Схема истории искусств и истории просвещения вообще, как известно, начиная с эпохи Возрождения и почти до наших дней, неизменно одна и та же, и притом чрезвычайно простая. В основе ее лежит непоколебимая вера в безусловную ценность, в окончательную завершенность и, так сказать, канонизированность, вознесенность почти в область метафизическую, буржуазной цивилизации второй половины XIX века, т.е. кантовская, хотя бы и не прямо от Канта берущаяся, ориентировка. Поистине, если где можно говорить об идеологических надстройках над экономическими формами жизни, так это здесь, у историков культуры XIX века, слепо уверовавших в абсолютность мелкой буржуазности и расценивающих всемирную историю по степени близости ее явлений к явлениям второй половины XIX века. Так и в истории искусства: все то, что похоже на искусство этого времени или движется к нему, признается положительным, остальное же все — падением, невежеством, дикостью. При такой оценке делается понятной восторженная похвала, нередко срывающаяся с уст почтенных историков: “совсем по-современному”, “лучше не могли бы сделать и тогда-то”, причем указывается какой-нибудь год, близкий ко времени самого историка. Действительно, для них, уверовавших в современность, неизбежно и полное доверие к своим современникам, подобно тому как провинциалы науки глубоко убеждены, что окончательною истиною в науке “признана” ( – как будто есть какой-то вселенский собор для формулирования догматов в науке – ) та или другая книжка. И тогда понятно, что античное искусство, переходящее от святых архаиков через посредство прекрасного к чувственному и, наконец, к иллюзионистическому, таким историкам кажется развивающимся. Средневековье, решительно обрывающее с задачами иллюзионизма и ставящее своею целью не созидание подобий, а символы реальности, кажется падающим. И, наконец, искусство Нового Времени, начинающееся Возрождением и тут же, по молчаливому перемигиванию, по какому-то току взаимного соглашения, решившее подменить созидание символов — построением подобий, это искусство, широкой дорогой приведшее к XIX веку, кажется историкам бесспорно совершенствующимся. “Как же это может быть плохо, если непреложною внутренней логикой это привело к вам, ко мне?” — такова истинная мысль наших историков, если ее выразить без жеманства.

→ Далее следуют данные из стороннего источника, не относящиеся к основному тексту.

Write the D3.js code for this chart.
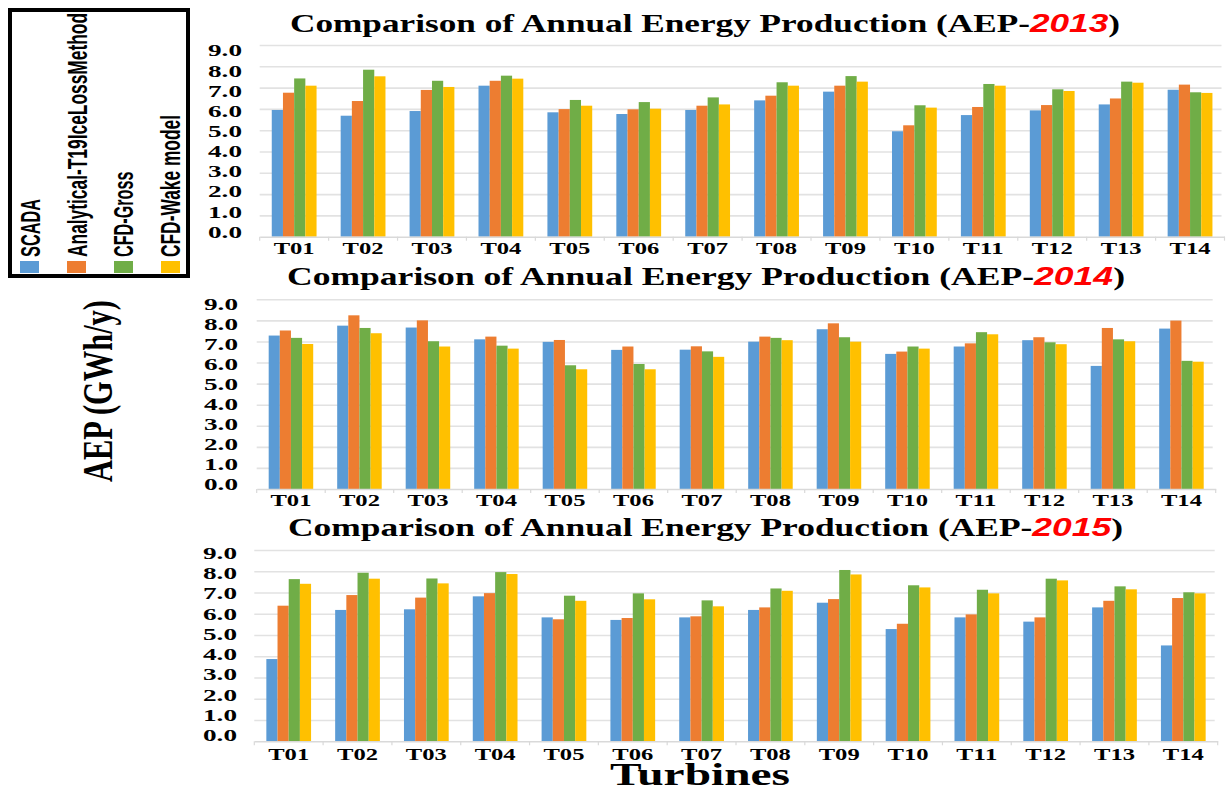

И они глубоко правы в сознании прямой связи, и притом — не внешне-исторической только, а внутренне-логической, трансцендентальной связи между посылками времени Возрождения и жизнепониманием самого недавнего прошлого, точно так же, как они глубочайше правы в своем ощущении полной несоединимости предпосылок средневековых и мировоззрения только что указанного. Если просуммировать все то, что говорится в формальном отношении против искусства Средневековья, то оно сводится к упреку: “Нет понимания пространства”, а этот упрек, в раскрытом виде, означает, что нет пространственного единства, нет схемы эвклидо-кантовского пространства, сводящейся, в пределах живописи, — к линейной перспективе и пропорциональности, а точнее говоря, — к одной перспективе, ибо пропорциональность — лишь ее частность.

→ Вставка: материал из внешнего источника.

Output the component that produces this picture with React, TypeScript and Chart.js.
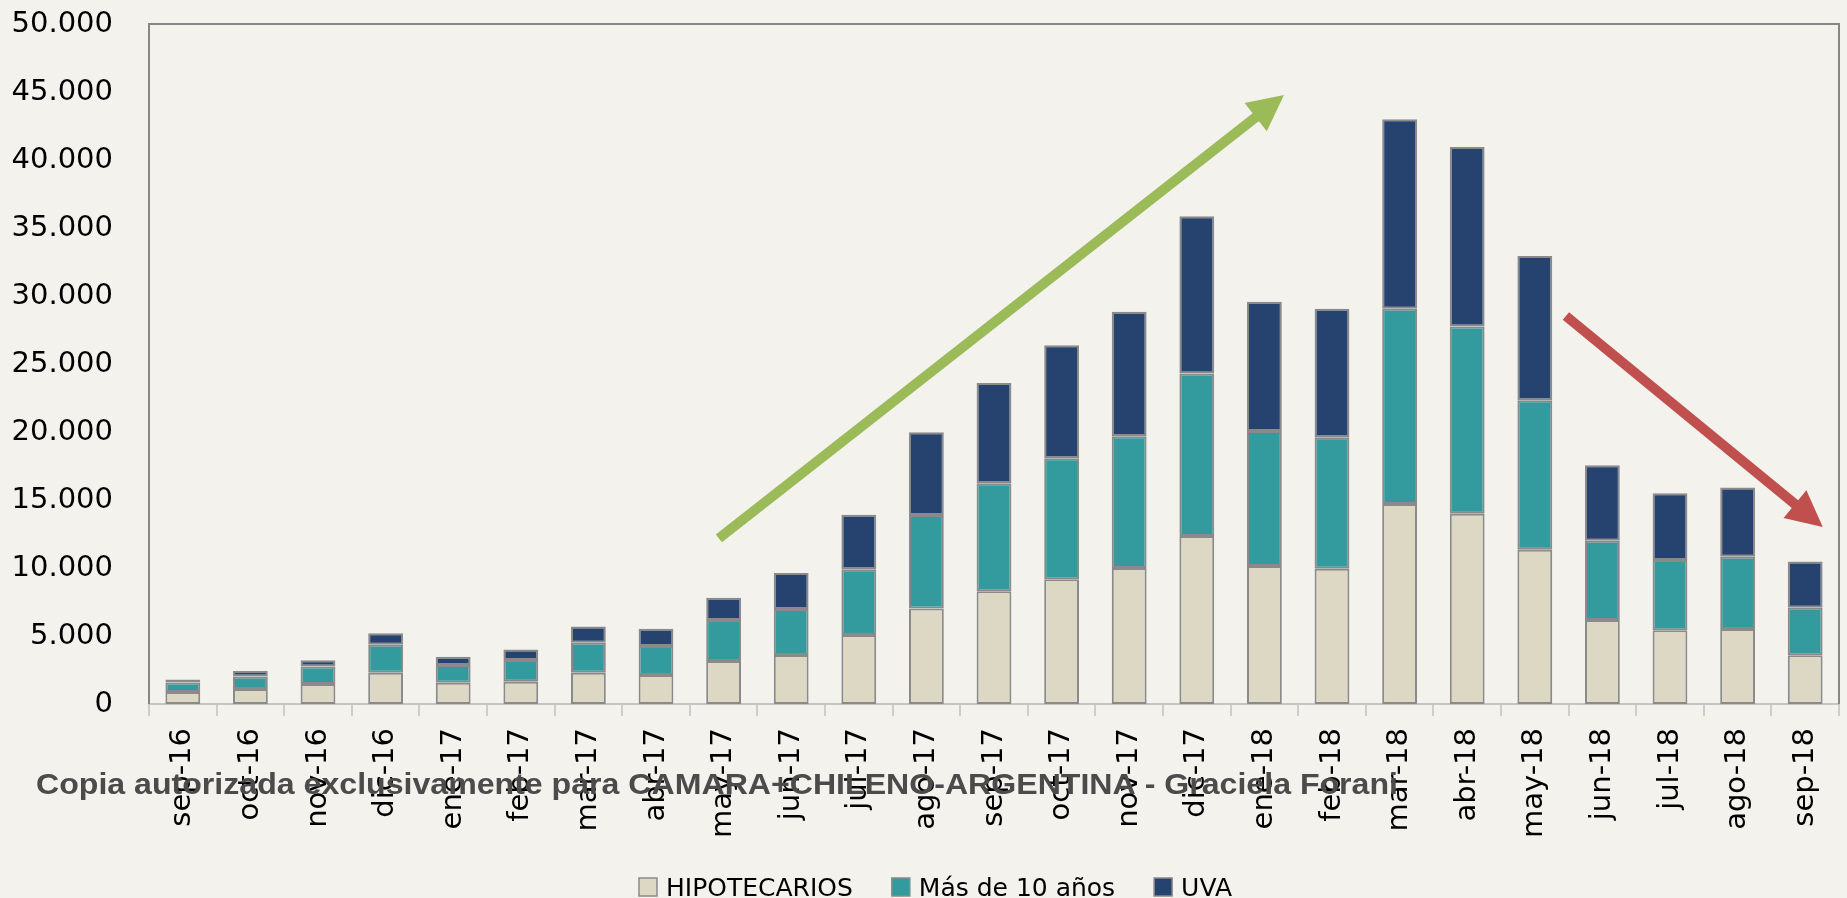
import { useEffect, useRef } from 'react';
import { Chart, registerables } from 'chart.js';

Chart.register(...registerables);

const categories = [
  'sep-16', 'oct-16', 'nov-16', 'dic-16', 'ene-17', 'feb-17', 'mar-17', 'abr-17', 'may-17',
  'jun-17', 'jul-17', 'ago-17', 'sep-17', 'oct-17', 'nov-17', 'dic-17', 'ene-18', 'feb-18',
  'mar-18', 'abr-18', 'may-18', 'jun-18', 'jul-18', 'ago-18', 'sep-18',
];

const hipotecarios = [
  880, 1100, 1470, 2300, 1570, 1640, 2300, 2130, 3160, 3600, 5070, 7030, 8290,
  9170, 10000, 12350, 10150, 9950, 14700, 13980, 11350, 6170, 5420, 5510, 3580,
];

const masDe10Anos = [
  710, 930, 1280, 2060, 1300, 1600, 2210, 2130, 3020, 3390, 4830, 6870, 7940,
  8900, 9680, 11950, 9930, 9670, 14370, 13770, 10990, 5830, 5160, 5310, 3500,
];

const uva = [
  220, 400, 460, 840, 610, 760, 1180, 1280, 1640, 2640, 4020, 6080, 7370,
  8300, 9170, 11570, 9500, 9450, 13930, 13210, 10610, 5560, 4910, 5100, 3390,
];

const seriesNames = ['HIPOTECARIOS', 'Más de 10 años', 'UVA'];
const seriesColors = ['#ddd8c4', '#339b9e', '#264370'];

const yMin = 0;
const yMax = 50000;
const yStep = 5000;

// Trend arrows in data units: [category index, value]
const upArrow = { from: [7.93, 12180], to: [16.29, 44780], color: '#9bbb59' };
const downArrow = { from: [20.46, 28530], to: [24.26, 13010], color: '#c0504d' };

const watermark =
  'Copia autorizada exclusivamente para CAMARA+CHILENO-ARGENTINA - Graciela Forani';

const BG = '#f3f2ed';
const FONT = 'DejaVu Sans';

function fmt(v: number): string {
  return String(Math.round(v)).replace(/\B(?=(\d{3})+(?!\d))/g, '.');
}

function drawArrow(ctx: CanvasRenderingContext2D, x1: number, y1: number, x2: number, y2: number, color: string) {
  const ang = Math.atan2(y2 - y1, x2 - x1);
  const c = Math.cos(ang);
  const s = Math.sin(ang);
  const headLen = 36;
  const headHalf = 18;
  const bx = x2 - headLen * c;
  const by = y2 - headLen * s;
  ctx.save();
  ctx.strokeStyle = color;
  ctx.lineWidth = 10;
  ctx.lineCap = 'butt';
  ctx.beginPath();
  ctx.moveTo(x1, y1);
  ctx.lineTo(bx + 2 * c, by + 2 * s);
  ctx.stroke();
  ctx.fillStyle = color;
  ctx.beginPath();
  ctx.moveTo(x2, y2);
  ctx.lineTo(bx - headHalf * s, by + headHalf * c);
  ctx.lineTo(bx + headHalf * s, by - headHalf * c);
  ctx.closePath();
  ctx.fill();
  ctx.restore();
}

const framePlugin = {
  id: 'frame',
  beforeDatasetsDraw(chart: any) {
    const { ctx, chartArea } = chart;
    ctx.save();
    ctx.strokeStyle = '#878787';
    ctx.lineWidth = 2;
    ctx.beginPath();
    ctx.moveTo(chartArea.left, chartArea.bottom);
    ctx.lineTo(chartArea.left, chartArea.top);
    ctx.lineTo(chartArea.right, chartArea.top);
    ctx.lineTo(chartArea.right, chartArea.bottom);
    ctx.stroke();
    ctx.restore();
  },
};

const arrowsPlugin = {
  id: 'arrows',
  afterDatasetsDraw(chart: any) {
    const { ctx } = chart;
    const xs = chart.scales.x;
    const ys = chart.scales.y;
    [upArrow, downArrow].forEach((a) => {
      drawArrow(
        ctx,
        xs.getPixelForValue(a.from[0]),
        ys.getPixelForValue(a.from[1]),
        xs.getPixelForValue(a.to[0]),
        ys.getPixelForValue(a.to[1]),
        a.color,
      );
    });
  },
};

const legendPlugin = {
  id: 'customLegend',
  afterDraw(chart: any) {
    const { ctx } = chart;
    ctx.save();
    ctx.font = `25px "${FONT}"`;
    const box = 18;
    const gapText = 9;
    const gapItem = 39;
    const widths = seriesNames.map((n) => ctx.measureText(n).width);
    const total = widths.reduce((a, w) => a + box + gapText + w, 0) + gapItem * (seriesNames.length - 1);
    let x = chart.width / 2 - total / 2 + 12;
    const baseline = 896;
    seriesNames.forEach((n, i) => {
      ctx.fillStyle = seriesColors[i];
      ctx.fillRect(x, baseline - box, box, box);
      ctx.strokeStyle = '#8a8a8a';
      ctx.lineWidth = 1.5;
      ctx.strokeRect(x, baseline - box, box, box);
      ctx.fillStyle = '#000000';
      ctx.textBaseline = 'alphabetic';
      ctx.textAlign = 'left';
      ctx.fillText(n, x + box + gapText, baseline);
      x += box + gapText + widths[i] + gapItem;
    });
    ctx.restore();
  },
};

const watermarkPlugin = {
  id: 'watermark',
  afterDraw(chart: any) {
    const { ctx } = chart;
    ctx.save();
    ctx.font = 'bold 30px "Liberation Sans"';
    const w = ctx.measureText(watermark).width;
    const target = 1362;
    ctx.translate(36, 786);
    ctx.scale(target / w, 1);
    ctx.fillStyle = '#4b4b4b';
    ctx.textBaseline = 'middle';
    ctx.textAlign = 'left';
    ctx.fillText(watermark, 0, 0);
    ctx.restore();
  },
};

export default function App() {
  const ref = useRef<HTMLCanvasElement | null>(null);

  useEffect(() => {
    if (!ref.current) return;
    const borderColor = '#8a8a8a';
    const chart = new Chart(ref.current, {
      type: 'bar',
      data: {
        labels: categories,
        datasets: [hipotecarios, masDe10Anos, uva].map((d, i) => ({
          label: seriesNames[i],
          data: d,
          backgroundColor: seriesColors[i],
          borderColor,
          borderWidth: 2,
          borderSkipped: false,
          barPercentage: 1,
          categoryPercentage: 0.515,
        })),
      },
      options: {
        animation: false,
        responsive: true,
        maintainAspectRatio: false,
        layout: { padding: { top: 24, right: 8, bottom: 44, left: 0 } },
        plugins: {
          legend: { display: false },
          tooltip: { enabled: false },
        },
        scales: {
          x: {
            stacked: true,
            grid: {
              display: true,
              drawOnChartArea: false,
              drawTicks: true,
              tickLength: 12,
              color: '#cdcdcd',
              lineWidth: 2,
            },
            border: { display: true, color: '#c4c4c4', width: 2 },
            ticks: {
              autoSkip: false,
              maxRotation: 90,
              minRotation: 90,
              padding: 12,
              color: '#000000',
              font: { family: FONT, size: 29 },
            },
            afterFit(scale: any) {
              scale.height = 150;
              scale.paddingLeft = 0;
              scale.paddingRight = 0;
            },
          },
          y: {
            stacked: true,
            min: yMin,
            max: yMax,
            grid: { display: false, drawTicks: false },
            border: { display: false },
            ticks: {
              stepSize: yStep,
              padding: 36,
              color: '#000000',
              font: { family: FONT, size: 29 },
              callback: (v: any) => fmt(Number(v)),
            },
            afterFit(scale: any) {
              scale.width = 149;
              scale.paddingTop = 0;
              scale.paddingBottom = 0;
            },
          },
        },
      },
      plugins: [framePlugin, arrowsPlugin, legendPlugin, watermarkPlugin],
    });
    return () => chart.destroy();
  }, []);

  return (
    <div
      style={{
        position: 'fixed',
        left: 0,
        top: 0,
        width: '1847px',
        height: '898px',
        background: BG,
      }}
    >
      <canvas ref={ref} />
    </div>
  );
}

При этом (и — что самое опасное — бессознательно) предполагается само собою разумеющимся или где-то и кем-то абсолютно доказанным, что никаких форм в природе не существует, — не существует, как живущих каждая своим мирком, — ибо вообще не существует никаких реальностей, имеющих в себе центр и потому подлежащих своим законам; что посему все зримое и воспринимаемое есть только простой материал для заполнения некоторой общей, извне на него накладываемой схемы упорядочения, каковою служит канто-эвклидовское пространство, и что, следовательно, все формы природы суть только кажущиеся формы, накладываемые на безличный и безразличный материал схемою научного мышления, т.е. суть как бы клеточки разграфления жизни, — и не более. И, наконец, предпосылка логически первая — о качественной однородности, бесконечности и беспредельности пространства, о его, так сказать, бесформенности и неиндивидуальности. Не трудно видеть, что эти предпосылки отрицают и природу и человека зараз, хотя и коренятся, по насмешке истории, в лозунгах, которые назывались “натурализм” и “гуманизм”, а завершились формальным провозглашением прав человека и природы.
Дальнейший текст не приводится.